- LO "STRANO AMORE" DI AMEDEO MODIGLIANI - UNA MOSTRA A ROMA.
18 giugno 2009
di
Claudio Alessandri
Nella nota critica della mostra romana di Amedeo Modigliani, a cura di Massimo Riposati è subito evidente un'incomprensibile e diremmo, imperdonabile contraddizione.
Il titolo della mostra è: “Un amore segreto”, ma il testo che fa seguito, “denuncia” con adeguata crudezza, l’insensibilità sentimentale di Modì, una aridità che l’autore del pezzo attribuisce alla “…ferocia che spesso il genio coltiva nel giardino dei propri affetti…”.

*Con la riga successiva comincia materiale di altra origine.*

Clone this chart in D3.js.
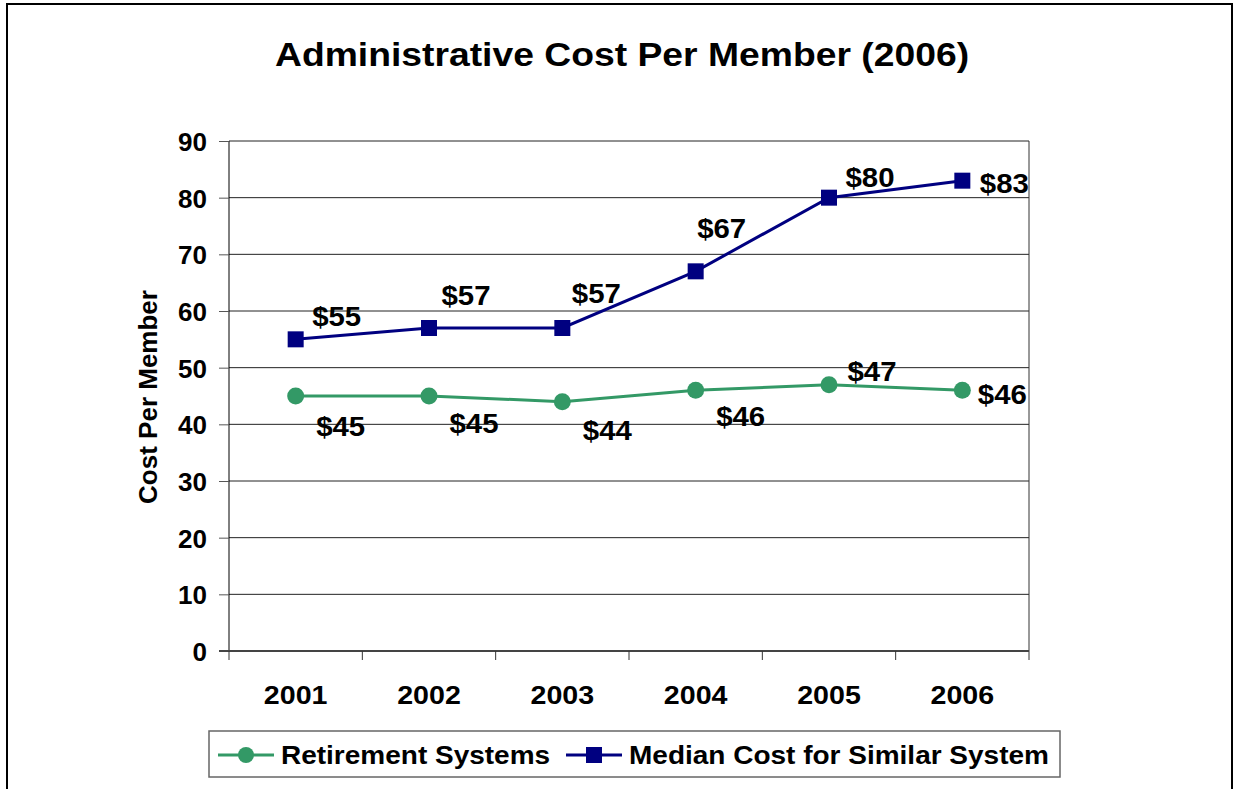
<!DOCTYPE html>
<html>
<head>
<meta charset="utf-8">
<script src="https://cdn.jsdelivr.net/npm/d3@7"></script>
<style>
  body { margin: 0; background: #fff; }
  text { font-family: "Liberation Sans", Arial, sans-serif; font-weight: bold; fill: #000; }
</style>
</head>
<body>
<div id="chart"></div>
<script>
// chart data
var years = ["2001", "2002", "2003", "2004", "2005", "2006"];
var retirement = [45, 45, 44, 46, 47, 46];
var median = [55, 57, 57, 67, 80, 83];
var yTicks = [0, 10, 20, 30, 40, 50, 60, 70, 80, 90];
var seriesNames = ["Retirement Systems", "Median Cost for Similar System"];

var svgWidth = 1235;
var svgHeight = 789;

var margin = { top: 141, right: 206, bottom: 138, left: 229 };
var width = svgWidth - margin.left - margin.right;
var height = svgHeight - margin.top - margin.bottom;

var green = "#339966";
var navy = "#000080";

var svg = d3.select("#chart")
  .append("svg")
  .attr("width", svgWidth)
  .attr("height", svgHeight);

// the old excel export has wide glyphs, so stretch text a bit sideways
function wideText(sel, x, y, sx) {
  return sel.append("text")
    .attr("transform", `translate(${x}, ${y}) scale(${sx}, 1)`);
}

// outer frame
svg.append("rect")
  .attr("x", 7).attr("y", 4)
  .attr("width", 1225).attr("height", 800)
  .attr("fill", "none")
  .attr("stroke", "#000")
  .attr("stroke-width", 2);

wideText(svg, 622, 66, 1.13)
  .attr("text-anchor", "middle")
  .style("font-size", "33px")
  .text("Administrative Cost Per Member (2006)");

var chartGroup = svg.append("g")
  .attr("transform", `translate(${margin.left}, ${margin.top})`);

var xScale = d3.scaleBand()
  .domain(years)
  .range([0, width]);

var yScale = d3.scaleLinear()
  .domain([0, 90])
  .range([height, 0]);

// grid lines
chartGroup.append("g")
  .selectAll("line")
  .data(yTicks.filter(d => d > 0))
  .enter()
  .append("line")
  .attr("x1", 0).attr("x2", width)
  .attr("y1", d => yScale(d)).attr("y2", d => yScale(d))
  .attr("stroke", "#222")
  .attr("stroke-width", 1);

// right edge of plot
chartGroup.append("line")
  .attr("x1", width).attr("x2", width)
  .attr("y1", 0).attr("y2", height + 9)
  .attr("stroke", "#333");

// y axis
var leftAxis = d3.axisLeft(yScale).tickValues(yTicks).tickSize(10).tickPadding(12);
var yAxisG = chartGroup.append("g").call(leftAxis);
yAxisG.select(".domain").attr("stroke", "#000").attr("d", `M0,0V${height}`);
yAxisG.selectAll(".tick text")
  .style("font-size", "26px")
  .attr("dy", "0.36em");
yAxisG.selectAll(".tick line").attr("stroke", "#555");

// x axis: ticks between categories
var xAxisG = chartGroup.append("g")
  .attr("transform", `translate(0, ${height})`);
xAxisG.append("line")
  .attr("x1", -10).attr("x2", width)
  .attr("stroke", "#444").attr("stroke-width", 2);
xAxisG.selectAll(".sep")
  .data(years)
  .enter()
  .append("line")
  .attr("class", "sep")
  .attr("x1", d => xScale(d)).attr("x2", d => xScale(d))
  .attr("y1", 0).attr("y2", 9)
  .attr("stroke", "#333");
years.forEach(function (yr) {
  wideText(xAxisG, xScale(yr) + xScale.bandwidth() / 2, 53, 1.1)
    .attr("text-anchor", "middle")
    .style("font-size", "26px")
    .text(yr);
});

// y axis title
svg.append("text")
  .attr("transform", "translate(157, 397) rotate(-90)")
  .attr("text-anchor", "middle")
  .style("font-size", "26px")
  .text("Cost Per Member");

var cx = (d, i) => xScale(years[i]) + xScale.bandwidth() / 2;
var line = d3.line().x(cx).y(d => yScale(d));

// series lines
chartGroup.append("path")
  .datum(retirement)
  .attr("d", line)
  .attr("fill", "none")
  .attr("stroke", green)
  .attr("stroke-width", 3);

chartGroup.append("path")
  .datum(median)
  .attr("d", line)
  .attr("fill", "none")
  .attr("stroke", navy)
  .attr("stroke-width", 3);

// markers
chartGroup.selectAll(".dot")
  .data(retirement)
  .enter()
  .append("circle")
  .attr("class", "dot")
  .attr("cx", cx)
  .attr("cy", d => yScale(d))
  .attr("r", 8.5)
  .attr("fill", green);

chartGroup.selectAll(".sq")
  .data(median)
  .enter()
  .append("rect")
  .attr("class", "sq")
  .attr("x", (d, i) => cx(d, i) - 8)
  .attr("y", d => yScale(d) - 8)
  .attr("width", 16).attr("height", 16)
  .attr("fill", navy);

// data labels (offsets from marker, like the excel layout)
var retOffsets = [[45, 30], [45, 27], [45, 28], [45, 26], [43, -14], [40, 4]];
var medOffsets = [[41, -23], [37, -33], [34, -35], [26, -43], [41, -21], [42, 2]];

retirement.forEach(function (d, i) {
  wideText(chartGroup, cx(d, i) + retOffsets[i][0], yScale(d) + retOffsets[i][1], 1.05)
    .attr("dy", "0.36em")
    .attr("text-anchor", "middle")
    .style("font-size", "28px")
    .text("$" + d);
});

median.forEach(function (d, i) {
  wideText(chartGroup, cx(d, i) + medOffsets[i][0], yScale(d) + medOffsets[i][1], 1.05)
    .attr("dy", "0.36em")
    .attr("text-anchor", "middle")
    .style("font-size", "28px")
    .text("$" + d);
});

// legend
var legend = svg.append("g");
legend.append("rect")
  .attr("x", 209).attr("y", 731)
  .attr("width", 851).attr("height", 46)
  .attr("fill", "#fff")
  .attr("stroke", "#666")
  .attr("stroke-width", 1.5);

var legendItems = [
  { name: seriesNames[0], color: green, x: 218, shape: "circle" },
  { name: seriesNames[1], color: navy, x: 566, shape: "square" }
];
legendItems.forEach(function (it) {
  legend.append("line")
    .attr("x1", it.x).attr("x2", it.x + 56)
    .attr("y1", 755).attr("y2", 755)
    .attr("stroke", it.color).attr("stroke-width", 3);
  if (it.shape === "circle") {
    legend.append("circle").attr("cx", it.x + 28).attr("cy", 755).attr("r", 8).attr("fill", it.color);
  } else {
    legend.append("rect").attr("x", it.x + 20).attr("y", 747).attr("width", 16).attr("height", 16).attr("fill", it.color);
  }
  wideText(legend, it.x + 63, 755, 1.12)
    .attr("dy", "0.36em")
    .style("font-size", "25px")
    .text(it.name);
});
</script>
</body>
</html>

A questo punto è bene chiarire a quale episodio della breve, ma intensa vita di Modigliani, Massimo Riposati attribuisce quell' “amore segreto”. Modigliani conobbe una fanciulla, “forse” l’amò, di certo la possedette, in considerazione della nascita di un figlio, non lo volle mai riconoscere ed abbandonata quella donna, proseguì il suo cammino amoroso ricco di eventi. Della madre di suo figlio e dello stesso pargolo, di tanto “amore” forse, un ricordo più artistico che fisico, trascuriamo la morale, una crudeltà d’animo che adombrare con il “genio” spaventa colpevolmente.
Perché quel titolo? È presto detto è sufficiente sfrondare la presentazione di Massimo Riposati dalle considerazioni celebrative di un genio al quale tutto è perdonabile ed ecco lampante il senso logico di quel titolo.
La mostra romana che si compone di varie opere di Modì e dei suoi amici francesi ed italiani, è focalizzata su di un’opera mai presentata al pubblico, o per lo meno nota alla generalità dei non addetti ai lavori: “Jeune femme à la guimpe blanche”. La giovane dama altro non è che la madre “inconsapevole” (testuale dal testo di Massimo Riposati), del figlio di Modigliani, alla stregua di un equivoco molesto per un artista straordinario e un semplice “inciampo” non può “macchiare” il suo genio, ma a “macchiarlo” non è quell’episodio, senza dubbio spiacevole, ma certa critica che ha della morale una visione alquanto strana.
Il ritratto della “Jeune femme”, questo è reale, si mostra con cromatismi diafani che ben rendono un ricordo sfocato, quasi si trattasse di una immagine fotografica che, lentamente viene privata dal pigmento consumato da luce violenta.
Il volto ci appare soffuso di profonda tristezza, quasi intuisse un dolore prossimo, violento, insanabile. Modigliani ebbe una vita, diremmo, chiassosa, inevitabile risultato delle abbondanti libagione e della droga e del laudano considerato allora un tocca sana per lenire ogni dolore, fisico e morale, e Modì soffriva di ambedue, la tisi che lo consumava e l’irrequietezza di un’anima che anelava a grandi traguardi; amava profondamente la scultura anche se era la pittura a garantirgli la sopravvivenza.
Durante le brevi visite a Firenze, sua città natale, si precipitava nelle cave di Carrara e febbrilmente si procurava il materiale sul quale sfogava la sua passione per la scultura e di quelle “scorribande” ci rimangono delle sue opere splendide ispirate all’arte africana tanto in voga in quel tempo.
Modigliani comunque rimase l’artista degli splendidi nudi femminili adagiati in un abbandono ristoratore, da quei corpi e dai loro occhi scaturisce una forza sensuale irresistibile, tanto avvertita dal mondo in “fibrillazione”, di questo artista che immortalava la bellezza dei suoi bellissimi volti femminili posti su colli lunghissimi, simili a degli steli ad elevarne la bellezza.
Modigliani lasciò il palcoscenico dell’arte in un gelido giorno di gennaio del 1920, abbandonato sul suo letto posto nello studio di Rue De La Grande Chaumière, accanto a lui giaceva, incinta al nono mese; Jeanne Hébuterne che non visse molto oltre l’amato Modì, qualche giorno dopo si gettò, alle quattro del mattino, dal quarto piano del palazzo nel quale l’aveva ospitata il padre. Cessò di vivere all’istante.